Federal Court resolves "legitimate uncertainty" in uncontested trade mark appeals

By Tim Webb, Brett Doyle and Justin Kardi
03 Feb 2022
When an appeal from a decision of the Registrar of Trade Marks is settled by the parties, the Court may still need to deliver a judgment if the appeal is not merely withdrawn. In allowing the appeal, the Court may need to decide a range of issues, including whether the mark under appeal meets the statutory threshold of distinctiveness.

The a2 Milk Company Limited (a2MC) has secured registration of the trade marks a2 Milk and TRUE A2 after the Federal Court delivered judgment allowing a2MC's appeals from successful oppositions before IP Australia, and ordered that a2MC's trade marks proceed to registration (The a2 Milk Company Limited v LD&D Australia Pty Ltd [2021] FCA 1515).

The Court's judgment came about in circumstances where the opponent to registration, a2MC's competitor LD&D Australia Pty Ltd (Lion), no longer wished to pursue its oppositions after reaching a settlement with a2MC. The parties sought orders by consent to finalise the proceedings, including an order that the trade marks proceed to registration.

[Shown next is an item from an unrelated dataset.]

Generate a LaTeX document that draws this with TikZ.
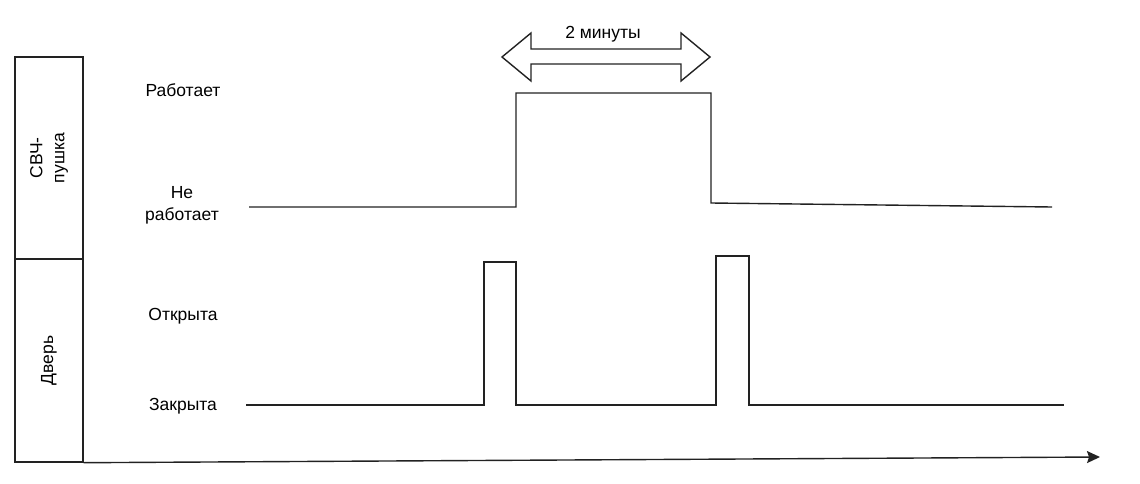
\documentclass[tikz,border=0pt]{standalone}
\usepackage{fontspec}
\setmainfont{Liberation Sans}
\usetikzlibrary{arrows.meta}
\definecolor{ln}{HTML}{222222}
\begin{document}
\begin{tikzpicture}[x=1pt,y=-1pt,
  sig/.style={draw=ln, line width=1.4pt, line join=miter},
  box/.style={draw=ln, line width=1.4pt, minimum width=68pt, inner sep=0pt},
  lbl/.style={font=\fontsize{17.5}{22}\selectfont, align=center, inner sep=0pt},
  rlbl/.style={lbl, rotate=90}]
\useasboundingbox (0,0) rectangle (1140,484);
% left boxes
\node[box, minimum height=202pt] (b1) at (49,158) {};
\node[box, minimum height=203pt] (b2) at (49,360.5) {};
\node[rlbl] (t1) at (b1.center) {СВЧ-\\пушка};
\node[rlbl] (t2) at (b2.center) {Дверь};
% state labels
\node[lbl] (l1) at (183,90) {Работает};
\node[lbl] (l2) at (182,205) {Не\\работает};
\node[lbl] (l3) at (183,316) {Открыта};
\node[lbl] (l4) at (183,406) {Закрыта};
% time axis
\coordinate (a1) at (b2.south east);
\coordinate (a2) at (1100,457);
\draw[draw=ln, line width=1.4pt, -{Stealth[length=13pt,width=12pt,inset=2pt]}] (a1) -- (a2);
% magnetron signal
\draw[sig] (249,207) -- (516,207) -- (516,93) -- (711,93) -- (711,203) -- (1052,207);
% door signal
\draw[sig] (246,405) -- (484,405) -- (484,262) -- (516,262) -- (516,405)
  -- (716,405) -- (716,256) -- (749,256) -- (749,405) -- (1064,405);
% 2 minutes block arrow
\draw[draw=ln, line width=1.4pt, line join=miter] (502,57) -- (531,33) -- (531,49) -- (681,49) -- (681,33)
  -- (710,57) -- (681,81) -- (681,64) -- (531,64) -- (531,81) -- cycle;
\node[lbl] (m) at (603,34) {2 минуты};
\end{tikzpicture}
\end{document}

Because of the public interest relevant to the issue of distinctiveness, the Court was not in a position to make such orders based solely on the agreement between the parties.

Agreement between parties insufficient

Had Lion dropped its oppositions to registration before the Registrar of Trade Marks, the way forward would have been clear. Because a2MC's applications had been accepted on examination, in the absence of those oppositions, the marks would have proceeded to registration.

However, the Registrar of Trade Marks found that both a2 Milk and TRUE A2 were not capable of distinguishing a2MC's goods from those of other traders, and this engaged the public interest considerations.

The guidance offered by case law was limited, with only two cases giving rise to a similar set of circumstances. In both of those cases, the public interest concerns were addressed by a letter from the Deputy Registrar of Trade Marks that indicated the Registrar did not oppose the decisions being set aside. A letter on the same terms was sought by a2MC, but was not provided. Instead, the Deputy Registrar issued a letter noting the public interest concerns arising from section 41 of the Trade Marks Act 1995 (Cth), observing that the issue was "now a matter for the court", and stating the Registrar was unable to indicate that she had no objection to the decisions being set aside.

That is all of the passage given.